Matou ou não matou?  
 
Uma nova biografia não autorizada do Rei Juan Carlos de Espanha relembra a morte trágica do irmão mais novo de monarca, no Estoril  
O príncipe herdeiro Juan Carlos e o seu irmão mais novo, Alfonso, brincavam sozinhos num dos quartos da Vila Giralda quando se ouviu um estrondo. O som inconfundível de um tiro ecoou pelo casarão do Estoril, residência da família real espanhola exilada em Portugal. Alfonso, de 15 anos, caiu fulminado, sangrando abundantemente na cabeça. Morreu poucos minutos depois.  
O trágico episódio aconteceu em 29 de março de 1956 e é recordado na biografia não autorizada do rei Juan Carlos, da autoria do historiador inglês Paul Preston, lançada na Espanha no dia 27 de março. Em Don Juan Carlos. El Rey de um Pueblo (D. Juan Carlos. O rei de um povo), Preston lembra um assunto tabu na corte espanhola e afirma que foi Juan Carlos quem, acidentalmente, disparou a arma que matou o irmão. O autor, o mais prestigiado especialista em história contemporânea da Espanha (ver: "O Hispanista"), evoca o testemunho de um dos melhores amigos de Juan Carlos na época: "Parece que o próprio Don Juan Carlos confessou a um amigo português, Bernardo Arnoso, que tinha apertado o gatilho sem saber que a arma estava carregada. Ela disparou e a bala fez ricochete numa parede e atingiu Alfonsito no rosto."  
O amigo citado, Bernardo Arnoso, desmentiu que alguma vez o rei lhe tenha feito aquela confissão: "Isso é completamente falso. Ele nunca me disse que tinha apertado o gatilho. Ninguém sabe ao certo o que se passou naquele dia."  

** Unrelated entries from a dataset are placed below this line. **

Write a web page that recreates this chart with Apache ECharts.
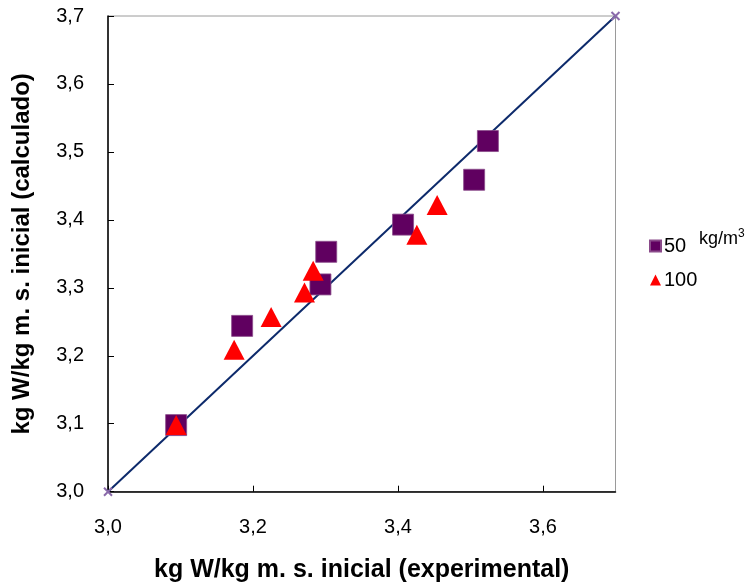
<!DOCTYPE html>
<html><head><meta charset="utf-8">
<script src="https://cdn.jsdelivr.net/npm/echarts@6/dist/echarts.min.js"></script>
<style>html,body{margin:0;padding:0;background:#fff}#c{width:753px;height:583px}</style>
</head><body><div id="c"></div>
<script>
const s50x = [3.524, 3.505, 3.407, 3.301, 3.293, 3.185, 3.094];
const s50y = [3.516, 3.459, 3.393, 3.353, 3.305, 3.244, 3.098];
const s100x = [3.454, 3.426, 3.283, 3.271, 3.225, 3.174, 3.094];
const s100y = [3.422, 3.378, 3.325, 3.293, 3.257, 3.209, 3.098];
const diagX = [3.0, 3.7];
const diagY = [3.0, 3.7];
const seriesNames = ['50', '100'];
const xTitle = 'kg W/kg m. s. inicial (experimental)';
const yTitle = 'kg W/kg m. s. inicial (calculado)';

const zip = (a, b) => a.map((v, i) => [v, b[i]]);
const fmt = v => v.toFixed(1).replace('.', ',');
const font = 'Liberation Sans, Arial, sans-serif';
const crossPath = 'path://M0,0L10,10M10,0L0,10';

const chart = echarts.init(document.getElementById('c'));
chart.setOption({
  animation: false,
  grid: { left: 108, right: 137.5, top: 16, bottom: 91.3, show: true, borderColor: '#9a9a9a', borderWidth: 1,
          containLabel: false, outerBoundsMode: 'none' },
  xAxis: {
    type: 'value', min: 3.0, max: 3.7, interval: 0.2,
    name: xTitle, nameLocation: 'middle', nameGap: 66,
    nameTextStyle: { fontFamily: font, fontWeight: 'bold', fontSize: 25, color: '#000' },
    axisLine: { show: true, lineStyle: { color: '#000', width: 1.5 } },
    axisTick: { show: true, inside: true, length: 6, lineStyle: { color: '#000' } },
    axisLabel: { formatter: fmt, fontFamily: font, fontSize: 20, color: '#000', margin: 26, showMaxLabel: false },
    splitLine: { show: false }
  },
  yAxis: {
    type: 'value', min: 3.0, max: 3.7, interval: 0.1,
    name: yTitle, nameLocation: 'middle', nameGap: 74, nameRotate: 90,
    nameTextStyle: { fontFamily: font, fontWeight: 'bold', fontSize: 24, color: '#000' },
    axisLine: { show: true, lineStyle: { color: '#000', width: 1.5 } },
    axisTick: { show: true, inside: true, length: 6, lineStyle: { color: '#000' } },
    axisLabel: { formatter: fmt, fontFamily: font, fontSize: 20, color: '#000', margin: 24 },
    splitLine: { show: false }
  },
  legend: {
    orient: 'vertical', left: 644, top: 231, itemWidth: 11, itemHeight: 11, itemGap: 14,
    textStyle: { fontFamily: font, fontSize: 20, color: '#000', padding: [0, 0, 0, -2] },
    data: [
      { name: seriesNames[0], icon: 'rect' },
      { name: seriesNames[1], icon: 'triangle' }
    ]
  },
  graphic: [{
    type: 'text', left: 699, top: 228,
    style: {
      text: 'kg/m{sup|3}', fontFamily: font, fontSize: 18, fill: '#000',
      rich: { sup: { fontSize: 12, verticalAlign: 'top', padding: [0, 0, 10, 0], fontFamily: font, fill: '#000' } }
    }
  }],
  series: [
    {
      name: 'diag', type: 'line', data: zip(diagX, diagY),
      symbol: crossPath, symbolSize: 8, showSymbol: true,
      lineStyle: { color: '#0d2a6b', width: 2 },
      itemStyle: { color: '#fff', borderColor: '#8a6aaa', borderWidth: 2 },
      z: 1
    },
    {
      name: seriesNames[0], type: 'scatter', data: zip(s50x, s50y),
      symbol: 'rect', symbolSize: 21,
      itemStyle: { color: '#600060', borderColor: '#8a4a8a', borderWidth: 0.8, opacity: 1 },
      z: 3
    },
    {
      name: seriesNames[1], type: 'scatter', data: zip(s100x, s100y),
      symbol: 'triangle', symbolSize: [21, 20],
      itemStyle: { color: '#ff0000', opacity: 1 },
      z: 4
    }
  ]
});
</script></body></html>
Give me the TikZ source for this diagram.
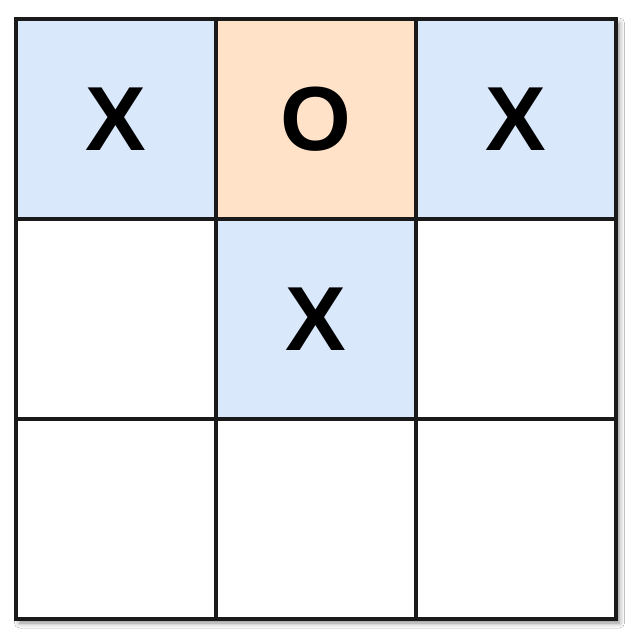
\documentclass[tikz,border=0pt]{standalone}
\usepackage{fontspec}
\setmainfont{Liberation Sans}
\usetikzlibrary{shadows.blur}
\definecolor{cblue}{HTML}{DAE8FC}
\definecolor{corange}{HTML}{FFE2C8}
\definecolor{cline}{HTML}{1A1A1A}
\tikzset{
  cell/.style={draw=cline, line width=4pt, minimum width=200pt, minimum height=200pt,
    inner sep=0pt, outer sep=0pt, font=\fontsize{91}{91}\selectfont\bfseries},
  bluecell/.style={cell, fill=cblue},
  orangecell/.style={cell, fill=corange},
  whitecell/.style={cell, fill=white}
}
\begin{document}
\begin{tikzpicture}[x=1pt,y=-1pt]
\useasboundingbox (0,0) rectangle (630,634);
\fill[white] (0,0) rectangle (630,634);
\node[draw=none, fill=white, minimum width=600pt, minimum height=600pt, inner sep=0pt,
  blur shadow={shadow xshift=4pt, shadow yshift=-4pt, shadow blur radius=5pt, shadow opacity=45}] (board) at (315.5,319) {};
\node[bluecell]   (c11) at (115.5,119) {X};
\node[orangecell] (c12) at (315.5,119) {O};
\node[bluecell]   (c13) at (515.5,119) {X};
\node[whitecell]  (c21) at (115.5,319) {};
\node[bluecell]   (c22) at (315.5,319) {X};
\node[whitecell]  (c23) at (515.5,319) {};
\node[whitecell]  (c31) at (115.5,519) {};
\node[whitecell]  (c32) at (315.5,519) {};
\node[whitecell]  (c33) at (515.5,519) {};
\draw[cline, line width=4pt] (c11.north west) rectangle (c33.south east);
\end{tikzpicture}
\end{document}
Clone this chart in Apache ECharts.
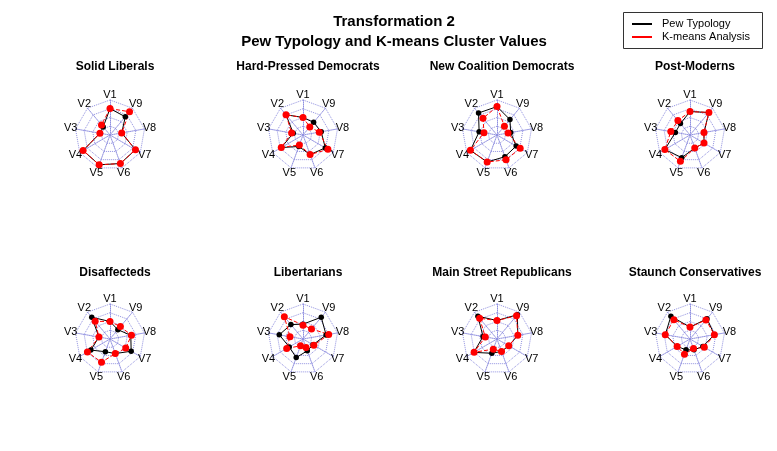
<!DOCTYPE html>
<html>
<head>
<meta charset="utf-8">
<script src="https://cdn.jsdelivr.net/npm/echarts@6/dist/echarts.min.js"></script>
<style>html,body{margin:0;padding:0;background:#fff;}#c{width:777px;height:451px;}</style>
</head>
<body>
<div id="c"></div>
<script>
const categories = ['V1','V2','V3','V4','V5','V6','V7','V8','V9'];
const panelTitles = ['Solid Liberals','Hard-Pressed Democrats','New Coalition Democrats','Post-Moderns',
  'Disaffecteds','Libertarians','Main Street Republicans','Staunch Conservatives'];
const seriesNames = ['Pew Typology','K-means Analysis'];
const pewTypology = [
  [0.80,0.32,0.31,0.94,0.96,0.92,0.89,0.36,0.72],
  [0.53,0.80,0.30,0.76,0.37,0.63,0.78,0.56,0.50],
  [0.86,0.87,0.55,0.93,0.87,0.70,0.67,0.42,0.61],
  [0.71,0.45,0.45,0.88,0.73,0.42,0.49,0.43,0.89],
  [0.53,0.86,0.34,0.67,0.41,0.47,0.74,0.64,0.37],
  [0.45,0.57,0.73,0.48,0.60,0.38,0.35,0.71,0.86],
  [0.56,0.90,0.43,0.81,0.46,0.40,0.41,0.64,0.96],
  [0.36,0.90,0.76,0.45,0.35,0.35,0.45,0.75,0.80]
];
const kmeansAnalysis = [
  [0.80,0.40,0.31,0.94,0.96,0.92,0.89,0.36,0.92],
  [0.53,0.80,0.35,0.76,0.32,0.63,0.87,0.50,0.32],
  [0.86,0.66,0.40,0.93,0.87,0.80,0.81,0.34,0.35],
  [0.71,0.57,0.59,0.88,0.85,0.42,0.49,0.43,0.89],
  [0.53,0.70,0.34,0.79,0.75,0.47,0.55,0.66,0.49],
  [0.42,0.88,0.40,0.57,0.22,0.27,0.38,0.79,0.40],
  [0.56,0.82,0.36,0.80,0.33,0.40,0.41,0.64,0.92],
  [0.36,0.76,0.76,0.45,0.49,0.31,0.50,0.75,0.75]
];
const axisMin = 0;
const axisMax = 1.06;

const colX = [110, 303, 497, 690];
const rowY = [135, 339];
const titleY = [56, 262];
const gridColor = '#9090e0';
const FONT = 'Liberation Sans, Arial, Helvetica, sans-serif';

const radars = [], series = [], titles = [];
titles.push({
  text: 'Transformation 2\nPew Typology and K-means Cluster Values',
  left: 389, top: 7, textAlign: 'center',
  textStyle: {fontFamily: FONT, fontSize: 15, fontWeight: 'bold', color: '#000', lineHeight: 20}
});
panelTitles.forEach((t, i) => {
  const cx = colX[i % 4], r = Math.floor(i / 4);
  titles.push({
    text: t, left: cx, top: titleY[r], textAlign: 'center',
    textStyle: {fontFamily: FONT, fontSize: 12, fontWeight: 'bold', color: '#000'}
  });
  radars.push({
    center: [cx, rowY[r]], radius: 35, startAngle: 90, splitNumber: 4, shape: 'polygon',
    indicator: categories.map(c => ({name: c, max: axisMax, min: axisMin})),
    nameGap: 5,
    axisName: {color: '#000', fontFamily: FONT, fontSize: 11, align: 'center', verticalAlign: 'middle'},
    splitLine: {lineStyle: {color: gridColor, type: 'dotted', width: 1}},
    axisLine: {lineStyle: {color: gridColor, type: 'dotted', width: 1}},
    splitArea: {show: false},
    axisTick: {show: false}, axisLabel: {show: false}
  });
  series.push({
    type: 'radar', radarIndex: i, name: seriesNames[0], silent: true,
    symbol: 'circle', symbolSize: 5.5,
    lineStyle: {color: '#000', width: 1},
    itemStyle: {color: '#000'},
    data: [{value: pewTypology[i], name: seriesNames[0]}]
  });
  series.push({
    type: 'radar', radarIndex: i, name: seriesNames[1], silent: true,
    symbol: 'circle', symbolSize: 7,
    lineStyle: {color: '#ff0000', width: 1, type: [4, 2]},
    itemStyle: {color: '#ff0000'},
    data: [{value: kmeansAnalysis[i], name: seriesNames[1]}]
  });
});

const chart = echarts.init(document.getElementById('c'), null, {renderer: 'canvas'});
chart.setOption({
  backgroundColor: '#fff',
  animation: false,
  title: titles,
  radar: radars,
  series: series,
  graphic: [
    {type: 'rect', shape: {x: 623.5, y: 12.5, width: 139, height: 36}, style: {fill: '#fff', stroke: '#333', lineWidth: 1}},
    {type: 'line', shape: {x1: 632, y1: 24, x2: 652, y2: 24}, style: {stroke: '#000', lineWidth: 2}},
    {type: 'line', shape: {x1: 632, y1: 37, x2: 652, y2: 37}, style: {stroke: '#ff0000', lineWidth: 2}},
    {type: 'text', x: 662, y: 24, style: {text: seriesNames[0], fontFamily: FONT, fontSize: 11, fill: '#000', verticalAlign: 'middle'}},
    {type: 'text', x: 662, y: 37, style: {text: seriesNames[1], fontFamily: FONT, fontSize: 11, fill: '#000', verticalAlign: 'middle'}}
  ]
});
</script>
</body>
</html>
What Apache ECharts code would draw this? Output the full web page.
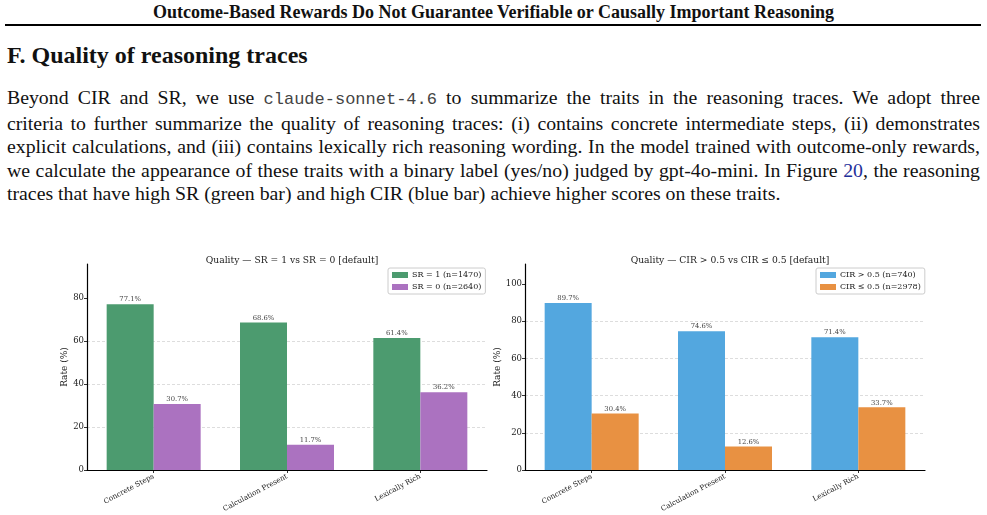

Não é a primeira vez que o rei é apontado como o autor do disparo fatal. O jornalista espanhol José António Gurriarán publicou, no ano 2000, o livro Um Rei no Estoril, que relata a vida da família real espanhola em Portugal. Gurriarán ouviu o português Antonio Eraso, um dos melhores amigos do infante Alfonsito (diminutivo pelo qual era tratado Alfonso no Estoril), e escreveu: "Nem Antonio Eraso nem a maioria dos amigos do Estoril e de Cascais de D. Juanito e D. Alfonsito tem dúvidas de que o acidente que causou a morte do infante aconteceu quando os dois irmãos brincavam com uma pistola que D. Juan Carlos tinha na mão."  
Versões — A notícia correu depressa. A Embaixada da Espanha em Lisboa apressou-se a divulgar a versão oficial do acidente, dizendo que D. Alfonso estava limpando a arma quando esta disparou. Segundo José Gurriarán foi o próprio generalíssimo Franco, o ditador que governava a Espanha, quem decidiu poupar o príncipe herdeiro e "oficializar" que tinha sido Alfonso o responsável pela sua própria morte. Os jornais portugueses e espanhóis do dia seguinte confirmaram a versão da Embaixada. Na família real espanhola, o assunto tornou-se tabu.  
A morte de Alfonso foi o acontecimento mais triste da vida de Juan Carlos. "Ainda hoje ele sofre muito com esse desastre", diz Eduardo Guedes de Queiroz, amigo de infância do rei. Até aí, as longas temporadas que D. Juanito passava no Estoril eram sinais de férias e descontração. A família real chegou a Portugal em 1946, depois de uma curta estada na Suíça. O pai do atual rei da Espanha, D. Juan de Bórbon, chegou ao Estoril acompanhado da mulher, Maria de las Mercedes, e dos quatro filhos: Pilar, a mais velha, Juan Carlos, Alfonso e Margarida. D. Juan era filho de Afonso XIII, o último rei de Espanha antes de ser proclamado a II República, em 1931. era o pretendente a um trono que deixara de existir e desprezava o autoritarismo do regime de Francisco Franco. O ditador retribuía-lhe a desconsideração não permitindo que D. Juan regressasse ao país.  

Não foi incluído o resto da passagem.